14. Final Review

Structural Synthesis

Structural Synthesis in Abstract Algebra

students, this lesson is a final review of structural synthesis in Abstract Algebra 🧠✨. The big goal is to help you connect separate ideas from the course into one clear picture. Instead of memorizing isolated facts, you will practice seeing how groups, rings, fields, homomorphisms, kernels, quotients, and isomorphisms fit together. By the end, you should be able to explain the main terminology, use abstract reasoning, and recognize how different results support each other.

What structural synthesis means

Structural synthesis means combining many algebraic ideas into a single organized understanding. In Abstract Algebra, this often means asking questions like: How does a homomorphism reveal the structure of an object? Why do kernels and images matter? What does a quotient construction tell us about the original algebraic system? students, this is not just about doing one type of problem; it is about seeing the pattern across many problems.

A good way to think about it is like building a map of a city 🗺️. Individual streets matter, but the map is more useful when you see how neighborhoods, bridges, and roads connect. In algebra, the “streets” are definitions and the “bridges” are theorems. Structural synthesis means understanding the connections.

Important terminology includes:

  • Structure: the rules defining an algebraic system, such as a group or ring.
  • Homomorphism: a function that preserves algebraic operations.
  • Kernel: the set of elements sent to the identity or zero.
  • Image: the set of outputs of a homomorphism.
  • Quotient: a new structure formed by grouping elements into equivalence classes.
  • Isomorphism: a structure-preserving bijection showing two systems are essentially the same.
  • Substructure: a subset that still satisfies the relevant axioms.

These terms appear throughout the course because they connect many topics into one framework.
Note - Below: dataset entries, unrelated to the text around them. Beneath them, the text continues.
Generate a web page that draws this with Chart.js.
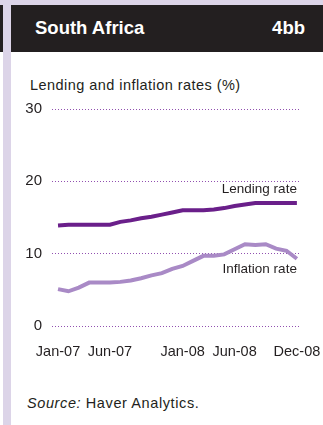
<!DOCTYPE html>
<html>
<head>
<meta charset="utf-8">
<script src="https://cdn.jsdelivr.net/npm/chart.js@4/dist/chart.umd.min.js"></script>
<style>
  html, body { margin: 0; padding: 0; background: #fff; }
  body { width: 323px; height: 425px; position: relative; overflow: hidden;
         font-family: "Liberation Sans", Arial, sans-serif; color: #231f20; }
  .band { position: absolute; background: #dcd4e8; }
  #header { position: absolute; left: 11px; top: 5px; width: 312px; height: 47px; background: #231f20; }
  #header-edge { position: absolute; left: 0; top: 5px; width: 3px; height: 47px; background: #231f20; }
  #header span { position: absolute; top: 12px; color: #fff; font-weight: bold; font-size: 18.5px; }
  #title { position: absolute; left: 30px; top: 77px; font-size: 14.5px; letter-spacing: 0.45px; color: #231f20; }
  #source { position: absolute; left: 27px; top: 395px; font-size: 14.5px; letter-spacing: 0.6px; color: #231f20; }
  #wrap { position: absolute; left: 11px; top: 95px; width: 312px; height: 290px; }
</style>
</head>
<body>
<div class="band" style="left:0;top:0;width:323px;height:5px;"></div>
<div id="header-edge"></div>
<div id="header">
  <span style="left:24px;">South Africa</span>
  <span style="right:18px;">4bb</span>
</div>
<div class="band" style="left:3px;top:0;width:8px;height:425px;"></div>
<div id="title">Lending and inflation rates (%)</div>
<div id="wrap"><canvas id="ratesChart"></canvas></div>
<div id="source"><i>Source:</i> Haver Analytics.</div>

<script>
const months = ['Jan-07','Feb-07','Mar-07','Apr-07','May-07','Jun-07','Jul-07','Aug-07','Sep-07','Oct-07','Nov-07','Dec-07',
                'Jan-08','Feb-08','Mar-08','Apr-08','May-08','Jun-08','Jul-08','Aug-08','Sep-08','Oct-08','Nov-08','Dec-08'];
const tickMonths = ['Jan-07', 'Jun-07', 'Jan-08', 'Jun-08', 'Dec-08'];
const yTicks = [0, 10, 20, 30];

const lendingRate = [13.9, 14.0, 14.0, 14.0, 14.0, 14.0, 14.4, 14.6, 14.9, 15.1, 15.4, 15.7,
                     16.0, 16.0, 16.0, 16.1, 16.3, 16.6, 16.8, 17.0, 17.0, 17.0, 17.0, 17.0];
const inflationRate = [5.1, 4.8, 5.3, 6.0, 6.0, 6.0, 6.1, 6.3, 6.6, 7.0, 7.3, 7.9,
                       8.3, 9.0, 9.7, 9.7, 9.9, 10.6, 11.3, 11.2, 11.3, 10.7, 10.4, 9.3];

const seriesLabels = [
    { text: 'Lending rate', value: 18.9 },
    { text: 'Inflation rate', value: 7.9 }
];

const textFont = '"Liberation Sans", Arial, sans-serif';

// series names written at the right end of each line
const lineLabels = {
    id: 'lineLabels',
    afterDraw(chart) {
        const { ctx, scales } = chart;
        const x = scales.x.getPixelForValue(months.length - 1);
        ctx.save();
        ctx.font = '13.5px ' + textFont;
        ctx.fillStyle = '#231f20';
        ctx.textAlign = 'right';
        ctx.textBaseline = 'middle';
        seriesLabels.forEach(function(l) {
            ctx.fillText(l.text, x, scales.y.getPixelForValue(l.value));
        });
        ctx.restore();
    }
};

function toPoints(values) {
    return values.map(function(v, i) { return { x: i, y: v }; });
}

function ratesChart() {
    const ctx = document.getElementById('ratesChart').getContext('2d');
    new Chart(ctx, {
        type: 'line',
        data: {
            datasets: [
                {
                    label: 'Lending rate',
                    data: toPoints(lendingRate),
                    borderColor: '#6a1f8a',
                    borderWidth: 4,
                    pointRadius: 0,
                    tension: 0
                },
                {
                    label: 'Inflation rate',
                    data: toPoints(inflationRate),
                    borderColor: '#a98ac6',
                    borderWidth: 4,
                    pointRadius: 0,
                    tension: 0
                }
            ]
        },
        options: {
            responsive: true,
            maintainAspectRatio: false,
            animation: false,
            layout: {
                padding: { left: 0, right: 23, top: 14, bottom: 25 }
            },
            plugins: {
                legend: { display: false },
                title: { display: false },
                tooltip: { enabled: false }
            },
            scales: {
                x: {
                    type: 'linear',
                    min: -0.58,
                    max: 23.3,
                    afterBuildTicks: function(scale) {
                        scale.ticks = tickMonths.map(function(m) { return { value: months.indexOf(m) }; });
                    },
                    afterFit: function(scale) {
                        scale.height = 34;
                        scale.paddingLeft = 0;
                        scale.paddingRight = 0;
                    },
                    grid: { display: false },
                    border: { display: false },
                    ticks: {
                        autoSkip: false,
                        maxRotation: 0,
                        padding: 9,
                        color: '#231f20',
                        font: { family: textFont, size: 14.5 },
                        callback: function(value) { return months[value]; }
                    }
                },
                y: {
                    min: 0,
                    max: 30,
                    afterBuildTicks: function(scale) {
                        scale.ticks = yTicks.map(function(v) { return { value: v }; });
                    },
                    afterFit: function(scale) {
                        scale.width = 41;
                        scale.paddingTop = 0;
                        scale.paddingBottom = 0;
                    },
                    grid: {
                        color: '#9150b0',
                        lineWidth: 1,
                        drawTicks: false
                    },
                    border: { display: false, dash: [1, 2] },
                    ticks: {
                        padding: 10,
                        color: '#231f20',
                        font: { family: textFont, size: 15 }
                    }
                }
            }
        },
        plugins: [lineLabels]
    });
}

ratesChart();
</script>
</body>
</html>
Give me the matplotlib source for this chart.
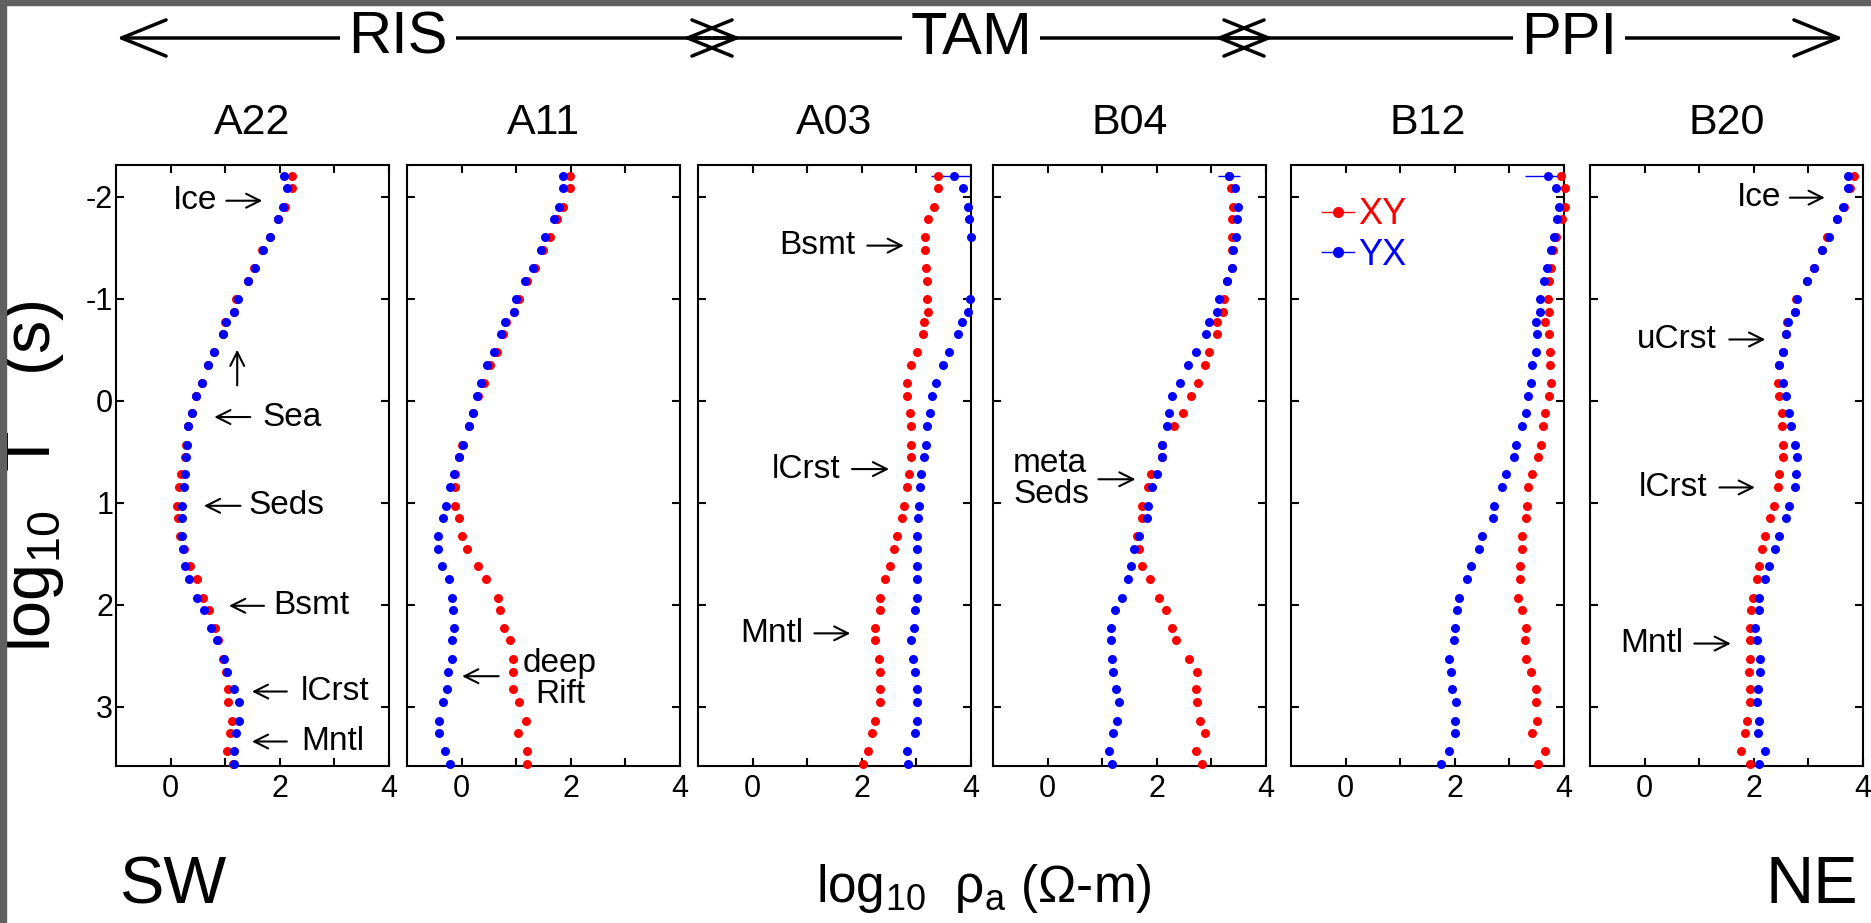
import matplotlib
matplotlib.use("Agg")
import matplotlib.pyplot as plt
import numpy as np
from matplotlib.patches import FancyArrowPatch, Rectangle
from matplotlib.lines import Line2D

plt.rcParams["font.family"] = ["Liberation Sans", "DejaVu Sans"]
plt.rcParams["mathtext.fontset"] = "custom"
plt.rcParams["mathtext.rm"] = "Liberation Sans"
plt.rcParams["mathtext.it"] = "Liberation Sans:italic"
plt.rcParams["axes.unicode_minus"] = False

# periods, log10 T (s), shared by all stations
log_T = [-2.2, -2.08, -1.9, -1.78, -1.6, -1.48, -1.3, -1.17, -1.0, -0.87,
         -0.77, -0.65, -0.48, -0.35, -0.17, -0.05, 0.12, 0.25, 0.43, 0.55,
         0.72, 0.85, 1.03, 1.15, 1.33, 1.45, 1.62, 1.75, 1.93, 2.05,
         2.23, 2.35, 2.53, 2.66, 2.83, 2.95, 3.14, 3.26, 3.43, 3.56]

stations = ["A22", "A11", "A03", "B04", "B12", "B20"]

# log10 apparent resistivity, XY (red) and YX (blue)
a22_xy = [2.23, 2.23, 2.09, 1.97, 1.82, 1.68, 1.52, 1.42, 1.20, 1.16,
          0.99, 0.96, 0.80, 0.68, 0.57, 0.46, 0.40, 0.32, 0.28, 0.26,
          0.19, 0.16, 0.12, 0.14, 0.18, 0.24, 0.35, 0.48, 0.59, 0.71,
          0.82, 0.87, 0.96, 1.01, 1.05, 1.05, 1.13, 1.09, 1.04, 1.15]
a22_yx = [2.07, 2.13, 2.06, 1.97, 1.82, 1.70, 1.54, 1.42, 1.24, 1.17,
          1.01, 0.96, 0.80, 0.68, 0.57, 0.46, 0.40, 0.32, 0.30, 0.28,
          0.26, 0.25, 0.21, 0.21, 0.20, 0.22, 0.26, 0.34, 0.49, 0.62,
          0.74, 0.85, 0.98, 1.04, 1.17, 1.26, 1.26, 1.20, 1.17, 1.17]

a11_xy = [1.99, 1.98, 1.86, 1.75, 1.61, 1.49, 1.35, 1.20, 1.05, 0.96,
          0.82, 0.76, 0.64, 0.52, 0.41, 0.30, 0.21, 0.13, 0.00, -0.05,
          -0.13, -0.13, -0.13, -0.05, 0.00, 0.10, 0.30, 0.44, 0.66, 0.70,
          0.77, 0.88, 0.94, 0.95, 0.95, 1.05, 1.18, 1.03, 1.19, 1.19]
a11_yx = [1.85, 1.86, 1.79, 1.69, 1.52, 1.45, 1.30, 1.16, 0.99, 0.96,
          0.79, 0.73, 0.60, 0.47, 0.35, 0.29, 0.21, 0.13, 0.02, -0.05,
          -0.14, -0.22, -0.28, -0.34, -0.43, -0.43, -0.35, -0.23, -0.17, -0.16,
          -0.14, -0.17, -0.18, -0.24, -0.26, -0.34, -0.41, -0.41, -0.30, -0.22]

a03_xy = [3.39, 3.40, 3.33, 3.22, 3.15, 3.15, 3.17, 3.19, 3.20, 3.21,
          3.14, 3.13, 3.01, 2.90, 2.83, 2.83, 2.88, 2.91, 2.91, 2.90,
          2.87, 2.83, 2.77, 2.73, 2.64, 2.59, 2.52, 2.42, 2.34, 2.33,
          2.24, 2.24, 2.31, 2.33, 2.33, 2.34, 2.25, 2.18, 2.11, 2.02]
a03_yx = [3.69, 3.86, 3.94, 3.96, 4.00, np.nan, np.nan, np.nan, 3.99, 3.94,
          3.83, 3.77, 3.60, 3.48, 3.36, 3.29, 3.25, 3.20, 3.17, 3.14,
          3.09, 3.07, 3.05, 3.03, 3.02, 3.02, 3.02, 3.01, 3.01, 2.98,
          2.96, 2.90, 2.94, 2.98, 3.02, 3.02, 3.02, 2.97, 2.83, 2.85]

b04_xy = [3.33, 3.36, 3.39, 3.37, 3.37, 3.37, 3.37, 3.29, 3.23, 3.22,
          3.11, 3.10, 2.96, 2.88, 2.76, 2.63, 2.48, 2.31, 2.09, 2.09,
          1.90, 1.83, 1.73, 1.73, 1.63, 1.68, 1.73, 1.87, 2.04, 2.16,
          2.28, 2.36, 2.59, 2.73, 2.72, 2.74, 2.79, 2.88, 2.72, 2.82]
b04_yx = [3.33, 3.43, 3.48, 3.46, 3.45, 3.40, 3.37, 3.29, 3.14, 3.10,
          2.96, 2.90, 2.71, 2.57, 2.42, 2.28, 2.22, 2.18, 2.10, 2.09,
          2.01, 1.91, 1.84, 1.82, 1.68, 1.59, 1.52, 1.47, 1.36, 1.23,
          1.17, 1.17, 1.18, 1.20, 1.26, 1.30, 1.28, 1.20, 1.13, 1.18]

b12_xy = [3.94, 4.02, 4.02, 3.96, 3.85, 3.80, 3.76, 3.73, 3.70, 3.72,
          3.66, 3.72, 3.75, 3.75, 3.77, 3.73, 3.66, 3.62, 3.58, 3.52,
          3.42, 3.34, 3.33, 3.30, 3.23, 3.23, 3.19, 3.19, 3.15, 3.23,
          3.30, 3.29, 3.31, 3.40, 3.48, 3.48, 3.51, 3.42, 3.65, 3.52]
b12_yx = [3.71, 3.85, 3.90, 3.88, 3.82, 3.77, 3.68, 3.64, 3.56, 3.56,
          3.48, 3.51, 3.48, 3.42, 3.39, 3.34, 3.30, 3.23, 3.12, 3.08,
          2.94, 2.87, 2.72, 2.70, 2.50, 2.44, 2.29, 2.22, 2.07, 2.04,
          2.01, 1.99, 1.90, 1.93, 1.94, 2.02, 2.01, 2.01, 1.89, 1.74]

b20_xy = [3.84, 3.76, 3.65, 3.52, 3.34, 3.24, 3.10, 2.97, 2.77, 2.76,
          2.60, 2.59, 2.53, 2.46, 2.45, 2.47, 2.51, 2.52, 2.53, 2.53,
          2.46, 2.44, 2.37, 2.30, 2.21, 2.15, 2.09, 2.05, 1.98, 1.95,
          1.93, 1.93, 1.93, 1.92, 1.93, 1.93, 1.88, 1.84, 1.77, 1.93]
b20_yx = [3.73, 3.73, 3.63, 3.52, 3.37, 3.24, 3.10, 2.97, 2.79, 2.76,
          2.62, 2.59, 2.53, 2.46, 2.53, 2.59, 2.65, 2.68, 2.76, 2.80,
          2.77, 2.76, 2.65, 2.59, 2.47, 2.39, 2.27, 2.21, 2.10, 2.10,
          2.02, 2.05, 2.12, 2.12, 2.07, 2.05, 2.09, 2.07, 2.21, 2.10]

xy_all = [a22_xy, a11_xy, a03_xy, b04_xy, b12_xy, b20_xy]
yx_all = [a22_yx, a11_yx, a03_yx, b04_yx, b12_yx, b20_yx]
# error on the shortest-period YX estimate
yx_err0 = [0.0, 0.0, 0.42, 0.2, 0.43, 0.07]

# labels: (text, x, y, ha) and arrows (x_tail, y_tail, x_head, y_head)
notes = {
    "A22": [("Ice", 0.05, -1.96, "left"), ("Sea", 1.68, 0.16, "left"),
            ("Seds", 1.43, 1.03, "left"), ("Bsmt", 1.88, 2.01, "left"),
            ("lCrst", 2.39, 2.85, "left"), ("Mntl", 2.39, 3.34, "left")],
    "A11": [("deep\nRift", 1.8, 2.73, "center")],
    "A03": [("Bsmt", 0.48, -1.52, "left"), ("lCrst", 0.35, 0.67, "left"),
            ("Mntl", -0.23, 2.28, "left")],
    "B04": [("meta\nSeds", -0.63, 0.77, "left")],
    "B12": [],
    "B20": [("Ice", 1.69, -1.99, "left"), ("uCrst", -0.14, -0.60, "left"),
            ("lCrst", -0.11, 0.85, "left"), ("Mntl", -0.45, 2.38, "left")],
}
arrows = {
    "A22": [(1.02, -1.96, 1.68, -1.96), (1.22, -0.15, 1.22, -0.50),
            (1.46, 0.16, 0.80, 0.16), (1.28, 1.03, 0.61, 1.03),
            (1.71, 2.01, 1.07, 2.01), (2.13, 2.85, 1.49, 2.85),
            (2.13, 3.34, 1.49, 3.34)],
    "A11": [(0.68, 2.70, 0.01, 2.70)],
    "A03": [(2.10, -1.52, 2.77, -1.52), (1.82, 0.67, 2.50, 0.67),
            (1.13, 2.28, 1.79, 2.28)],
    "B04": [(0.93, 0.77, 1.61, 0.77)],
    "B12": [],
    "B20": [(2.66, -1.99, 3.30, -1.99), (1.55, -0.60, 2.21, -0.60),
            (1.37, 0.85, 2.02, 0.85), (0.91, 2.38, 1.58, 2.38)],
}

W, H = 1871, 923
fig = plt.figure(figsize=(W / 100, H / 100), dpi=100)

def fx(px):
    return px / W

def fy(px):
    return 1 - px / H

lefts = [116, 407, 698, 993, 1291, 1590]
ax_w, ax_top, ax_bot = 273, 165, 766

for i, st in enumerate(stations):
    ax = fig.add_axes([fx(lefts[i]), fy(ax_bot), ax_w / W, (ax_bot - ax_top) / H])
    ax.plot(xy_all[i], log_T, "o", color="red", ms=6.5, mec="none", clip_on=False, zorder=3)
    ax.plot(yx_all[i], log_T, "o", color="blue", ms=6.5, mec="none", clip_on=False, zorder=4)
    if yx_err0[i] > 0:
        ax.errorbar(yx_all[i][0], log_T[0], xerr=yx_err0[i], fmt="none",
                    ecolor="blue", elinewidth=1, capsize=0, zorder=2)

    ax.set_xlim(-1, 4)
    ax.set_ylim(3.58, -2.31)
    ax.set_xticks([0, 2, 4])
    ax.set_xticks([1, 3], minor=True)
    ax.set_yticks([-2, -1, 0, 1, 2, 3])
    ax.tick_params(which="both", direction="in", top=True, right=True,
                   length=6, width=1.5, labelsize=22)
    ax.tick_params(axis="x", pad=6)
    ax.tick_params(axis="y", pad=2)
    if i > 0:
        ax.set_yticklabels([])
    for s in ax.spines.values():
        s.set_linewidth(1.5)

    ax.set_title(st, fontsize=31, pad=22)

    for txt, tx, ty, ha in notes[st]:
        ax.text(tx, ty, txt, fontsize=24, ha=ha, va="center",
                multialignment=ha, linespacing=1.0, zorder=5)
    for x0, y0, x1, y1 in arrows[st]:
        ax.annotate("", xy=(x1, y1), xytext=(x0, y0),
                    arrowprops=dict(arrowstyle="->,head_length=0.5,head_width=0.25",
                                    lw=1.5, color="black", shrinkA=0, shrinkB=0,
                                    mutation_scale=20))

    if st == "B12":
        handles = [Line2D([0], [0], color="red", marker="o", ms=7, lw=1),
                   Line2D([0], [0], color="blue", marker="o", ms=7, lw=1)]
        ax.legend(handles, ["XY", "YX"], loc="upper left", bbox_to_anchor=(0.06, 0.97),
                  frameon=False, fontsize=26, handlelength=0.9, handletextpad=0.1,
                  labelspacing=0.15, borderaxespad=0, labelcolor=["red", "blue"])

# region arrows along the top
regions = [("RIS", 117, 741, 398), ("TAM", 683, 1273, 971), ("PPI", 1215, 1843, 1569)]
for name, x0, x1, xc in regions:
    arr = FancyArrowPatch((fx(x0), fy(38)), (fx(x1), fy(38)), transform=fig.transFigure,
                          arrowstyle="<->,head_length=1.6,head_width=0.65",
                          mutation_scale=20, lw=2.5, color="black", shrinkA=0, shrinkB=0)
    fig.patches.append(arr)
    fig.text(fx(xc), fy(38), name, fontsize=43, ha="center", va="center",
             bbox=dict(fc="white", ec="none", pad=6))

fig.text(fx(33), fy(476), r"log$_{10}$  T   (s)", fontsize=48, rotation=90,
         ha="center", va="center")
fig.text(fx(984), fy(902), r"log$_{10}$  ρ$_\mathrm{a}$ (Ω-m)", fontsize=37,
         ha="center", va="baseline")
fig.text(fx(119), fy(903), "SW", fontsize=48, ha="left", va="baseline")
fig.text(fx(1858), fy(903), "NE", fontsize=48, ha="right", va="baseline")

# dark frame strips on the left and top edge of the picture
fig.add_artist(Rectangle((0, 0), fx(6), 1, transform=fig.transFigure,
                         color="#606060", zorder=10))
fig.add_artist(Rectangle((0, fy(5)), 1, 5 / H, transform=fig.transFigure,
                         color="#606060", zorder=10))

fig.savefig("out.png", dpi=100)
The core connections between major ideas

One of the most important ideas in structural synthesis is that algebraic objects are studied through the relationships between them. A single object is important, but a map between objects often tells you much more. For example, a homomorphism from a group $G$ to a group $H$ preserves the operation, so if $a,b \in G$, then $f(ab)=f(a)f(b)$. This simple rule creates a deep link between the structures.

The kernel and image help summarize that link. If $f:G\to H$ is a homomorphism, then the kernel is $\ker(f)=\{g\in G\mid f(g)=e_H\}$. The image is $\operatorname{im}(f)=\{f(g)\mid g\in G\}$. These sets are not random. The kernel measures what gets collapsed, and the image measures what survives.

This leads to one of the most powerful synthesis ideas in the course: the First Isomorphism Theorem. For a group homomorphism $f:G\to H$, there is an isomorphism

$$G/\ker(f) \cong \operatorname{im}(f).$$

This statement ties together four major themes at once: homomorphisms, kernels, quotient groups, and isomorphisms. It shows that the structure of the image is completely determined by the original group after identifying elements that behave the same under $f$. That is a classic example of structural synthesis 🔗.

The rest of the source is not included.